We might have deflected criticism had we assigned staffers who had limited relationships with the people involved. But Wright was pressing to do the story and we allowed her to, even though there was concern she might feel betrayed by her former coworker. I bowed out because Bookchin had been a colleague and friend for more than 10 years.
Questions still flew in the newsroom.
- Was it legitimate to question the appointment at all? Yes. Every day, we pursue stories because they’re topics the public is talking about. This appointment surely met that test. Also, there was Smith’s complaint, albeit solicited by us and scarcely unbiased.
- Was a different standard being applied here? No one remembered a previous instance in which so much was written with so little evidence of conflict. In a meeting, editors recalled name after name of Vermonters who’d left journalism to work as press secretaries or PR people. And nothing was recited more often than Smith’s own choice of a press secretary. Yet coverage of this magnitude hadn’t even been considered at that time.
- Was there evidence that coverage of Sanders had been too favorable? We had a fair amount of perspective on this. Bookchin had covered Sanders while he was mayor of Burlington and they’d repeatedly clashed over her aggressive reporting. Also, in a lengthy Sunday magazine article entitled “How Socialist is Bernard Sanders?” she took a hard look at the mayor’s politics that included strong criticism from socialist experts around the country. Finally, when Sanders was trying to prove he could work with Democrats, a Bookchin feature story raised doubts that launched one of the main campaign issues against him.
- Do a reporter’s known personal beliefs inhibit his or her ability to be professionally objective? Most reporters and editors I know vote and hold political beliefs but do everything possible to keep them separate from their professional work.
- What assurance was there that the overall election coverage had been fair? All major campaign stories were discussed before written and each had at least two or three separate edits by longtime professional copy editors.
- Important to all our decisions was the knowledge that Sanders had offered Bookchin the job sometime around June, after she left the paper for health reasons, and she refused it. This undermined the suggestion that the hiring was prearranged before her resignation.
- Finally, should newsroom discussion on the preparation of the story be included in the published article? This issue was raised when Wright took notes on our phone conversation planning the story. I had no idea she considered the discussion an interview, while she believed it was hypocritical to think everything wasn’t on the record.

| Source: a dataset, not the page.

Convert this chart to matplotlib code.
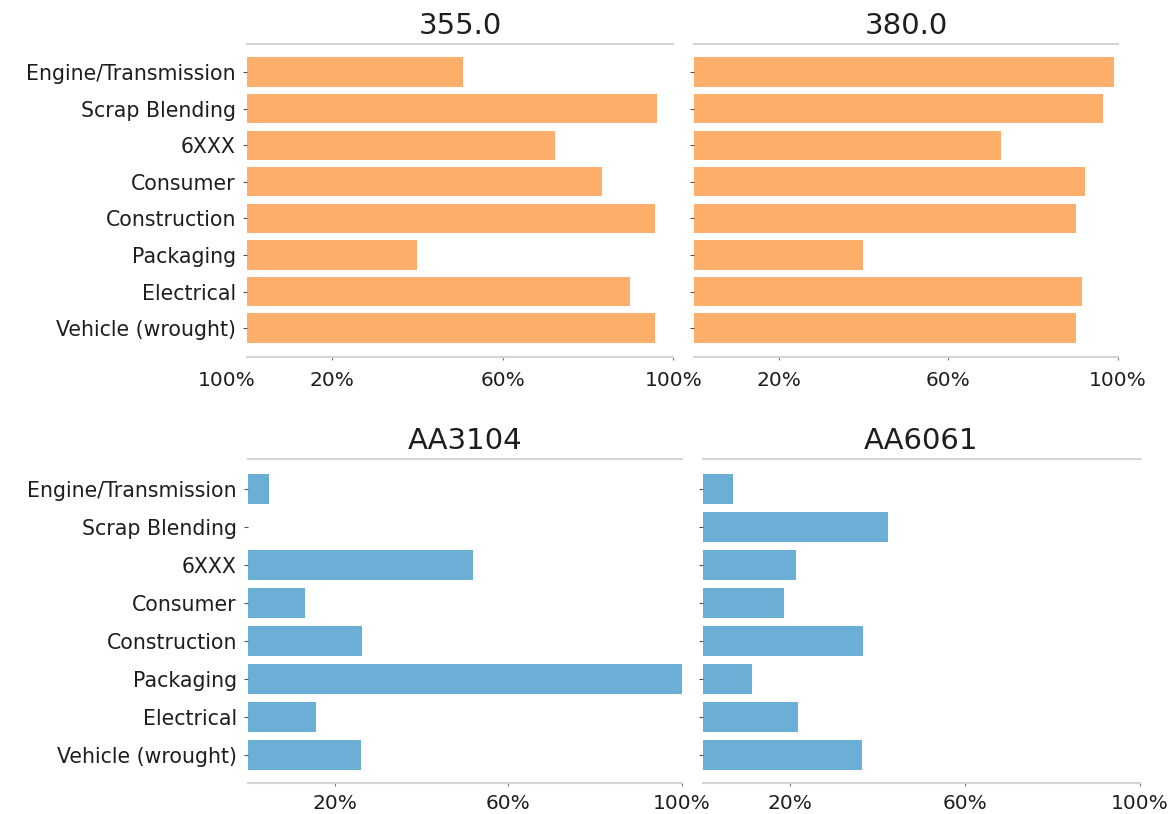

A discussion of sources, notes, taste, libel and story focus must be considered a workplace conference. What’s public is what the paper puts on the page.

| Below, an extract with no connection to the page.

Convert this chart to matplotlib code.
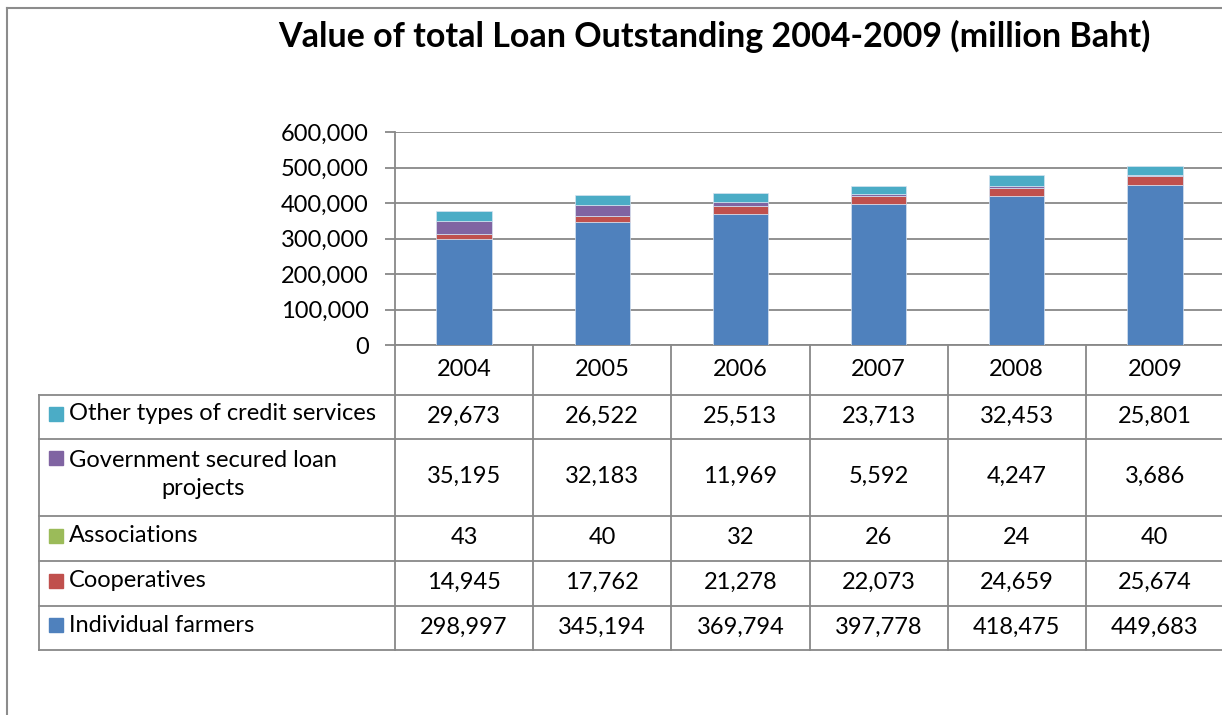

The upshot: Six days after the story broke, we published a 62-inch front page story by Wright and a follow-up the next day about similar appointments.
What are the lessons we took from our enforced self-examination?
- Perhaps reporters who cover political campaigns should be required to refrain from joining political staffs for a certain period after elections. At the least, news organizations might adopt policy statements discouraging such immediate employment.
- Develop a written ethics policy, possibly based on that of the Society of Professional Journalists, although additions are needed to cover specific situations.
- Turn the spotlight on yourself and assign reporters and editors you’re certain have no conflict or appearance of conflict.
- Make sure that you’re not using sheer volume of copy as a substitute for truth.
- Be mindful that the reason journalists walk out the door is often for more money and pay them well.
- A newspaper lives by its integrity. Reporters and editors must adhere to professional standards with the strength and tenacity of tigers.